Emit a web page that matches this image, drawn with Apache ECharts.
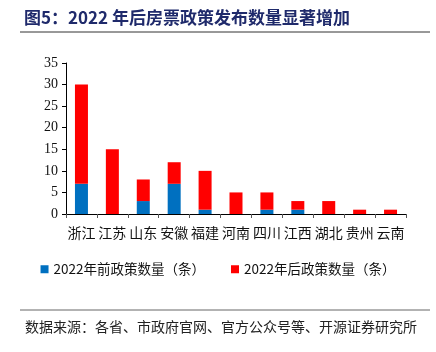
<!DOCTYPE html>
<html>
<head>
<meta charset="utf-8">
<script src="https://cdn.jsdelivr.net/npm/echarts@6/dist/echarts.min.js"></script>
<style>
  html, body { margin: 0; padding: 0; background: #fff; }
  #main { width: 436px; height: 352px; }
</style>
</head>
<body>
<div id="main"></div>
<script>
// 省份
var provinces = ['浙江', '江苏', '山东', '安徽', '福建', '河南', '四川', '江西', '湖北', '贵州', '云南']
// 2022年前 / 后 政策数量
var before2022 = [7, 0, 3, 7, 1, 0, 1, 1, 0, 0, 0]
var after2022 = [23, 15, 5, 5, 9, 5, 4, 2, 3, 1, 1]
var yTicks = [0, 5, 10, 15, 20, 25, 30, 35]

var chart = echarts.init(document.getElementById('main'))

var cjk = '"Noto Sans CJK SC", sans-serif'
var serif = '"Liberation Serif", "Times New Roman", serif'

var option = {
    backgroundColor: '#fff',
    animation: false,
    title: [{
        text: '图5：2022 年后房票政策发布数量显著增加',
        left: 19,
        top: 4,
        textStyle: { fontFamily: cjk, fontSize: 17, fontWeight: 'bold', color: '#1F2A6B' }
    }, {
        text: '数据来源：各省、市政府官网、官方公众号等、开源证券研究所',
        left: 20,
        top: 315,
        textStyle: { fontFamily: cjk, fontSize: 14, fontWeight: 'normal', color: '#222' }
    }],
    graphic: [
        { type: 'line', shape: { x1: 20, y1: 32, x2: 430, y2: 32 }, style: { stroke: '#333', lineWidth: 1 } },
        { type: 'line', shape: { x1: 20, y1: 310, x2: 430, y2: 310 }, style: { stroke: '#666', lineWidth: 1 } }
    ],
    legend: {
        bottom: 71,
        left: 'center',
        itemWidth: 8,
        itemHeight: 8,
        itemGap: 26,
        itemStyle: { borderWidth: 0 },
        icon: 'rect',
        textStyle: { fontFamily: cjk, fontSize: 13.5, color: '#111' },
        data: ['2022年前政策数量（条）', '2022年后政策数量（条）']
    },
    grid: { left: 66, right: 30, top: 63, bottom: 138 },
    xAxis: {
        type: 'category',
        data: provinces,
        axisLine: { lineStyle: { color: '#000', width: 1 } },
        axisTick: { show: true, inside: false, length: 4, lineStyle: { color: '#555' } },
        axisLabel: { fontFamily: cjk, fontSize: 14, color: '#111', margin: 12, interval: 0 }
    },
    yAxis: {
        type: 'value',
        min: 0,
        max: 35,
        interval: 5,
        splitLine: { show: false },
        axisLine: { show: true, lineStyle: { color: '#000' } },
        axisTick: { show: true, length: 4, lineStyle: { color: '#000' } },
        axisLabel: { fontFamily: serif, fontSize: 14, color: '#111', margin: 8 }
    },
    series: [{
        name: '2022年前政策数量（条）',
        type: 'bar',
        stack: 'total',
        barWidth: 13,
        itemStyle: { color: '#0070C0' },
        data: before2022
    }, {
        name: '2022年后政策数量（条）',
        type: 'bar',
        stack: 'total',
        barWidth: 13,
        itemStyle: { color: '#FF0000' },
        data: after2022
    }]
}

chart.setOption(option)
</script>
</body>
</html>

———

● EXERCISE REQUIREMENTS
Without the pictures, write out the whole listing above exactly as it appears.

● THE RESPONSE
Emit a web page that matches this image, drawn with Apache ECharts.
<!DOCTYPE html>
<html>
<head>
<meta charset="utf-8">
<script src="https://cdn.jsdelivr.net/npm/echarts@6/dist/echarts.min.js"></script>
<style>
  html, body { margin: 0; padding: 0; background: #fff; }
  #main { width: 436px; height: 352px; }
</style>
</head>
<body>
<div id="main"></div>
<script>
// 省份
var provinces = ['浙江', '江苏', '山东', '安徽', '福建', '河南', '四川', '江西', '湖北', '贵州', '云南']
// 2022年前 / 后 政策数量
var before2022 = [7, 0, 3, 7, 1, 0, 1, 1, 0, 0, 0]
var after2022 = [23, 15, 5, 5, 9, 5, 4, 2, 3, 1, 1]
var yTicks = [0, 5, 10, 15, 20, 25, 30, 35]

var chart = echarts.init(document.getElementById('main'))

var cjk = '"Noto Sans CJK SC", sans-serif'
var serif = '"Liberation Serif", "Times New Roman", serif'

var option = {
    backgroundColor: '#fff',
    animation: false,
    title: [{
        text: '图5：2022 年后房票政策发布数量显著增加',
        left: 19,
        top: 4,
        textStyle: { fontFamily: cjk, fontSize: 17, fontWeight: 'bold', color: '#1F2A6B' }
    }, {
        text: '数据来源：各省、市政府官网、官方公众号等、开源证券研究所',
        left: 20,
        top: 315,
        textStyle: { fontFamily: cjk, fontSize: 14, fontWeight: 'normal', color: '#222' }
    }],
    graphic: [
        { type: 'line', shape: { x1: 20, y1: 32, x2: 430, y2: 32 }, style: { stroke: '#333', lineWidth: 1 } },
        { type: 'line', shape: { x1: 20, y1: 310, x2: 430, y2: 310 }, style: { stroke: '#666', lineWidth: 1 } }
    ],
    legend: {
        bottom: 71,
        left: 'center',
        itemWidth: 8,
        itemHeight: 8,
        itemGap: 26,
        itemStyle: { borderWidth: 0 },
        icon: 'rect',
        textStyle: { fontFamily: cjk, fontSize: 13.5, color: '#111' },
        data: ['2022年前政策数量（条）', '2022年后政策数量（条）']
    },
    grid: { left: 66, right: 30, top: 63, bottom: 138 },
    xAxis: {
        type: 'category',
        data: provinces,
        axisLine: { lineStyle: { color: '#000', width: 1 } },
        axisTick: { show: true, inside: false, length: 4, lineStyle: { color: '#555' } },
        axisLabel: { fontFamily: cjk, fontSize: 14, color: '#111', margin: 12, interval: 0 }
    },
    yAxis: {
        type: 'value',
        min: 0,
        max: 35,
        interval: 5,
        splitLine: { show: false },
        axisLine: { show: true, lineStyle: { color: '#000' } },
        axisTick: { show: true, length: 4, lineStyle: { color: '#000' } },
        axisLabel: { fontFamily: serif, fontSize: 14, color: '#111', margin: 8 }
    },
    series: [{
        name: '2022年前政策数量（条）',
        type: 'bar',
        stack: 'total',
        barWidth: 13,
        itemStyle: { color: '#0070C0' },
        data: before2022
    }, {
        name: '2022年后政策数量（条）',
        type: 'bar',
        stack: 'total',
        barWidth: 13,
        itemStyle: { color: '#FF0000' },
        data: after2022
    }]
}

chart.setOption(option)
</script>
</body>
</html>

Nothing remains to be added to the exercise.